GIVEN INSTRUCTION: Write out the data again exactly, skipping every picture.

Code that draws figures:
-- Start --
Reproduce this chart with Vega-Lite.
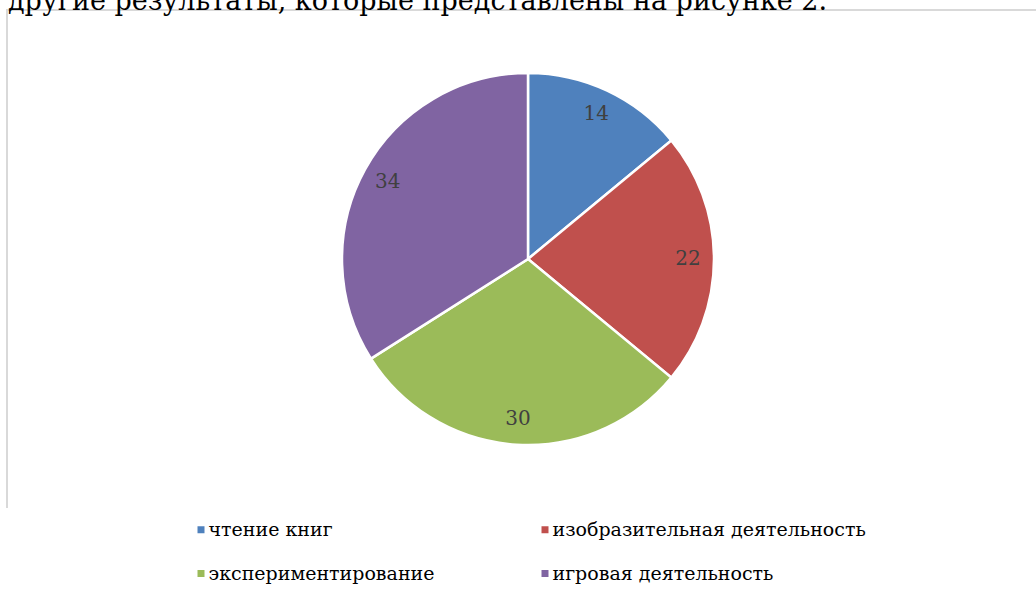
{
  "$schema": "https://vega.github.io/schema/vega-lite/v6.json",
  "autosize": "none",
  "width": 1042,
  "height": 498,
  "padding": {"left": 7, "top": 10, "right": 0, "bottom": 90},
  "background": "white",
  "view": {"stroke": "#d9d9d9", "strokeWidth": 2, "strokeDash": [1042, 1540, 498]},
  "title": {
    "text": "другие результаты, которые представлены на рисунке 2.",
    "anchor": "start",
    "font": "DejaVu Serif",
    "fontSize": 27,
    "fontWeight": "normal",
    "color": "#000000",
    "baseline": "alphabetic",
    "offset": 0,
    "dx": 1,
    "dy": 27
  },
  "config": {
    "legend": {
      "orient": "none",
      "legendX": 184.5,
      "legendY": 510,
      "columns": 2,
      "padding": 0,
      "symbolType": "square",
      "symbolSize": 49,
      "symbolStrokeWidth": 0,
      "labelFont": "DejaVu Serif",
      "labelFontSize": 19,
      "labelColor": "#000000",
      "labelOffset": -2,
      "labelLimit": 600,
      "rowPadding": 24,
      "columnPadding": 101
    }
  },
  "data": {
    "values": [
      {"category": "чтение книг", "value": 14},
      {"category": "изобразительная деятельность", "value": 22},
      {"category": "экспериментирование", "value": 30},
      {"category": "игровая деятельность", "value": 34}
    ]
  },
  "transform": [{"window": [{"op": "row_number", "as": "idx"}]}],
  "encoding": {
    "theta": {"field": "value", "type": "quantitative", "stack": true},
    "order": {"field": "idx", "type": "quantitative"},
    "color": {
      "field": "category",
      "type": "nominal",
      "sort": null,
      "scale": {
        "domain": ["чтение книг", "экспериментирование", "изобразительная деятельность", "игровая деятельность"],
        "range": ["#4F81BD", "#9BBB59", "#C0504D", "#8064A2"]
      },
      "legend": {"title": null}
    }
  },
  "layer": [
    {
      "mark": {"type": "arc", "outerRadius": 186, "stroke": "white", "strokeWidth": 2.5}
    },
    {
      "mark": {"type": "text", "radius": 160, "font": "DejaVu Serif", "fontSize": 20, "fill": "#404040", "baseline": "middle", "align": "center"},
      "encoding": {
        "text": {"field": "value", "type": "quantitative"},
        "color": {"value": "#404040"}
      }
    }
  ]
}
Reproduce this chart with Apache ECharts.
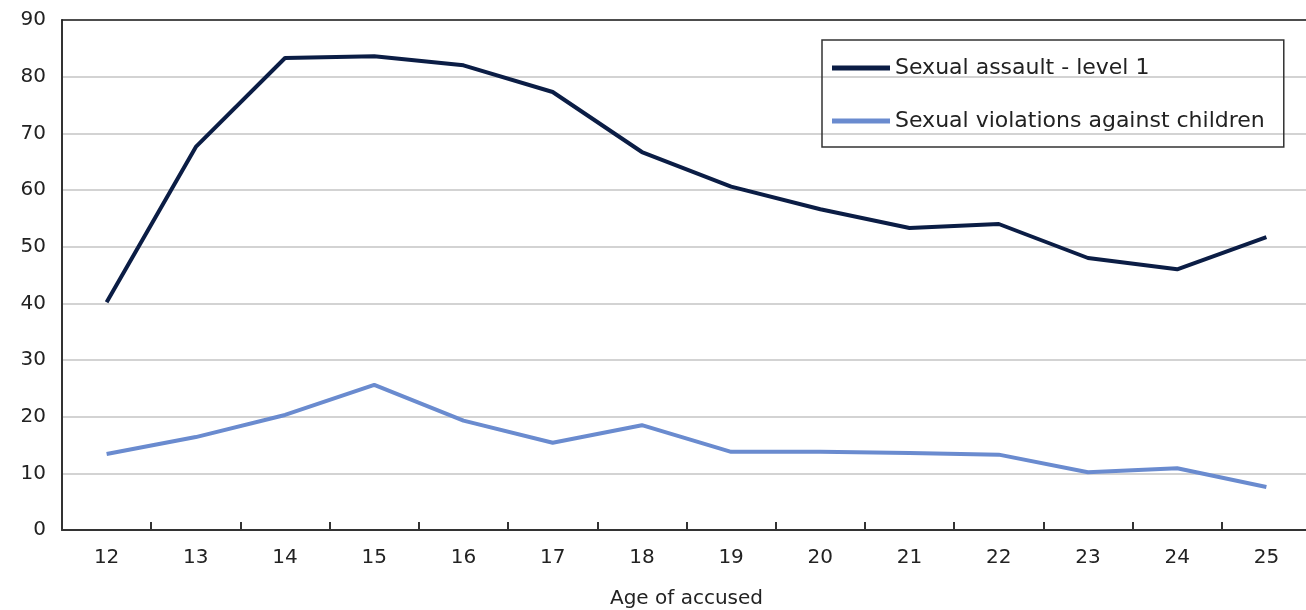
<!DOCTYPE html>
<html lang="en">
<head>
    <meta charset="UTF-8">
    <title>Age of accused</title>
    <style>
        html, body { margin: 0; padding: 0; background: #fff; }
    </style>
</head>
<body>
<div id="main" style="width:1306px;height:610px;"></div>
<script src="https://cdn.jsdelivr.net/npm/echarts@6/dist/echarts.min.js"></script>
<script>
    // ages on the x axis
    var ages = ['12', '13', '14', '15', '16', '17', '18', '19', '20', '21', '22', '23', '24', '25'];
    var assaultLevel1 = [40.2, 67.6, 83.3, 83.6, 82.0, 77.3, 66.7, 60.6, 56.6, 53.3, 54.0, 48.0, 46.0, 51.7];
    var violationsChildren = [13.4, 16.4, 20.3, 25.6, 19.3, 15.4, 18.5, 13.8, 13.8, 13.6, 13.3, 10.2, 10.9, 7.6];
    var seriesNames = ['Sexual assault - level 1', 'Sexual violations against children'];
    var colors = ['#0b1d45', '#6a8bcf'];

    var font = 'DejaVu Sans';
    var myChart = echarts.init(document.getElementById('main'));

    var option = {
        backgroundColor: '#fff',
        animation: false,
        grid: {
            left: 62,
            top: 20,
            width: 1249,
            height: 510,
            outerBoundsMode: 'none'
        },
        legend: {
            orient: 'vertical',
            left: 822,
            top: 40,
            padding: [17, 19, 15, 10],
            itemGap: 31,
            itemWidth: 58,
            itemHeight: 5,
            icon: 'rect',
            borderColor: '#333',
            borderWidth: 1.5,
            textStyle: {
                fontFamily: font,
                fontSize: 22,
                lineHeight: 22,
                color: '#222'
            },
            data: seriesNames
        },
        xAxis: [
            {
                type: 'category',
                data: ages,
                boundaryGap: true,
                name: 'Age of accused',
                nameLocation: 'middle',
                nameGap: 59,
                nameTextStyle: {
                    fontFamily: font,
                    fontSize: 20,
                    color: '#222'
                },
                axisLine: { lineStyle: { color: '#333', width: 2 } },
                axisTick: {
                    show: true,
                    inside: true,
                    length: 8,
                    lineStyle: { color: '#333', width: 2 }
                },
                axisLabel: {
                    margin: 18,
                    fontFamily: font,
                    fontSize: 20,
                    color: '#222'
                },
                splitLine: { show: false }
            },
            {
                // top frame line only
                type: 'category',
                data: ages,
                position: 'top',
                axisLine: { lineStyle: { color: '#222', width: 1.5 } },
                axisTick: { show: false },
                axisLabel: { show: false },
                splitLine: { show: false }
            }
        ],
        yAxis: {
            type: 'value',
            min: 0,
            max: 90,
            interval: 10,
            axisLine: { show: true, lineStyle: { color: '#333', width: 2 } },
            axisTick: { show: false },
            axisLabel: {
                margin: 16,
                fontFamily: font,
                fontSize: 20,
                color: '#222'
            },
            splitLine: { lineStyle: { color: '#c4c4c4', width: 1.5 } }
        },
        series: [
            {
                name: seriesNames[0],
                type: 'line',
                data: assaultLevel1,
                symbol: 'none',
                lineStyle: { color: colors[0], width: 4 },
                itemStyle: { color: colors[0] }
            },
            {
                name: seriesNames[1],
                type: 'line',
                data: violationsChildren,
                symbol: 'none',
                lineStyle: { color: colors[1], width: 4 },
                itemStyle: { color: colors[1] }
            }
        ]
    };
    myChart.setOption(option);
</script>
</body>
</html>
-- End --
COMPLETE RESPONSE:
Reproduce this chart with Vega-Lite.
{
  "$schema": "https://vega.github.io/schema/vega-lite/v6.json",
  "autosize": "none",
  "width": 1042,
  "height": 498,
  "padding": {"left": 7, "top": 10, "right": 0, "bottom": 90},
  "background": "white",
  "view": {"stroke": "#d9d9d9", "strokeWidth": 2, "strokeDash": [1042, 1540, 498]},
  "title": {
    "text": "другие результаты, которые представлены на рисунке 2.",
    "anchor": "start",
    "font": "DejaVu Serif",
    "fontSize": 27,
    "fontWeight": "normal",
    "color": "#000000",
    "baseline": "alphabetic",
    "offset": 0,
    "dx": 1,
    "dy": 27
  },
  "config": {
    "legend": {
      "orient": "none",
      "legendX": 184.5,
      "legendY": 510,
      "columns": 2,
      "padding": 0,
      "symbolType": "square",
      "symbolSize": 49,
      "symbolStrokeWidth": 0,
      "labelFont": "DejaVu Serif",
      "labelFontSize": 19,
      "labelColor": "#000000",
      "labelOffset": -2,
      "labelLimit": 600,
      "rowPadding": 24,
      "columnPadding": 101
    }
  },
  "data": {
    "values": [
      {"category": "чтение книг", "value": 14},
      {"category": "изобразительная деятельность", "value": 22},
      {"category": "экспериментирование", "value": 30},
      {"category": "игровая деятельность", "value": 34}
    ]
  },
  "transform": [{"window": [{"op": "row_number", "as": "idx"}]}],
  "encoding": {
    "theta": {"field": "value", "type": "quantitative", "stack": true},
    "order": {"field": "idx", "type": "quantitative"},
    "color": {
      "field": "category",
      "type": "nominal",
      "sort": null,
      "scale": {
        "domain": ["чтение книг", "экспериментирование", "изобразительная деятельность", "игровая деятельность"],
        "range": ["#4F81BD", "#9BBB59", "#C0504D", "#8064A2"]
      },
      "legend": {"title": null}
    }
  },
  "layer": [
    {
      "mark": {"type": "arc", "outerRadius": 186, "stroke": "white", "strokeWidth": 2.5}
    },
    {
      "mark": {"type": "text", "radius": 160, "font": "DejaVu Serif", "fontSize": 20, "fill": "#404040", "baseline": "middle", "align": "center"},
      "encoding": {
        "text": {"field": "value", "type": "quantitative"},
        "color": {"value": "#404040"}
      }
    }
  ]
}
Reproduce this chart with Apache ECharts.
<!DOCTYPE html>
<html lang="en">
<head>
    <meta charset="UTF-8">
    <title>Age of accused</title>
    <style>
        html, body { margin: 0; padding: 0; background: #fff; }
    </style>
</head>
<body>
<div id="main" style="width:1306px;height:610px;"></div>
<script src="https://cdn.jsdelivr.net/npm/echarts@6/dist/echarts.min.js"></script>
<script>
    // ages on the x axis
    var ages = ['12', '13', '14', '15', '16', '17', '18', '19', '20', '21', '22', '23', '24', '25'];
    var assaultLevel1 = [40.2, 67.6, 83.3, 83.6, 82.0, 77.3, 66.7, 60.6, 56.6, 53.3, 54.0, 48.0, 46.0, 51.7];
    var violationsChildren = [13.4, 16.4, 20.3, 25.6, 19.3, 15.4, 18.5, 13.8, 13.8, 13.6, 13.3, 10.2, 10.9, 7.6];
    var seriesNames = ['Sexual assault - level 1', 'Sexual violations against children'];
    var colors = ['#0b1d45', '#6a8bcf'];

    var font = 'DejaVu Sans';
    var myChart = echarts.init(document.getElementById('main'));

    var option = {
        backgroundColor: '#fff',
        animation: false,
        grid: {
            left: 62,
            top: 20,
            width: 1249,
            height: 510,
            outerBoundsMode: 'none'
        },
        legend: {
            orient: 'vertical',
            left: 822,
            top: 40,
            padding: [17, 19, 15, 10],
            itemGap: 31,
            itemWidth: 58,
            itemHeight: 5,
            icon: 'rect',
            borderColor: '#333',
            borderWidth: 1.5,
            textStyle: {
                fontFamily: font,
                fontSize: 22,
                lineHeight: 22,
                color: '#222'
            },
            data: seriesNames
        },
        xAxis: [
            {
                type: 'category',
                data: ages,
                boundaryGap: true,
                name: 'Age of accused',
                nameLocation: 'middle',
                nameGap: 59,
                nameTextStyle: {
                    fontFamily: font,
                    fontSize: 20,
                    color: '#222'
                },
                axisLine: { lineStyle: { color: '#333', width: 2 } },
                axisTick: {
                    show: true,
                    inside: true,
                    length: 8,
                    lineStyle: { color: '#333', width: 2 }
                },
                axisLabel: {
                    margin: 18,
                    fontFamily: font,
                    fontSize: 20,
                    color: '#222'
                },
                splitLine: { show: false }
            },
            {
                // top frame line only
                type: 'category',
                data: ages,
                position: 'top',
                axisLine: { lineStyle: { color: '#222', width: 1.5 } },
                axisTick: { show: false },
                axisLabel: { show: false },
                splitLine: { show: false }
            }
        ],
        yAxis: {
            type: 'value',
            min: 0,
            max: 90,
            interval: 10,
            axisLine: { show: true, lineStyle: { color: '#333', width: 2 } },
            axisTick: { show: false },
            axisLabel: {
                margin: 16,
                fontFamily: font,
                fontSize: 20,
                color: '#222'
            },
            splitLine: { lineStyle: { color: '#c4c4c4', width: 1.5 } }
        },
        series: [
            {
                name: seriesNames[0],
                type: 'line',
                data: assaultLevel1,
                symbol: 'none',
                lineStyle: { color: colors[0], width: 4 },
                itemStyle: { color: colors[0] }
            },
            {
                name: seriesNames[1],
                type: 'line',
                data: violationsChildren,
                symbol: 'none',
                lineStyle: { color: colors[1], width: 4 },
                itemStyle: { color: colors[1] }
            }
        ]
    };
    myChart.setOption(option);
</script>
</body>
</html>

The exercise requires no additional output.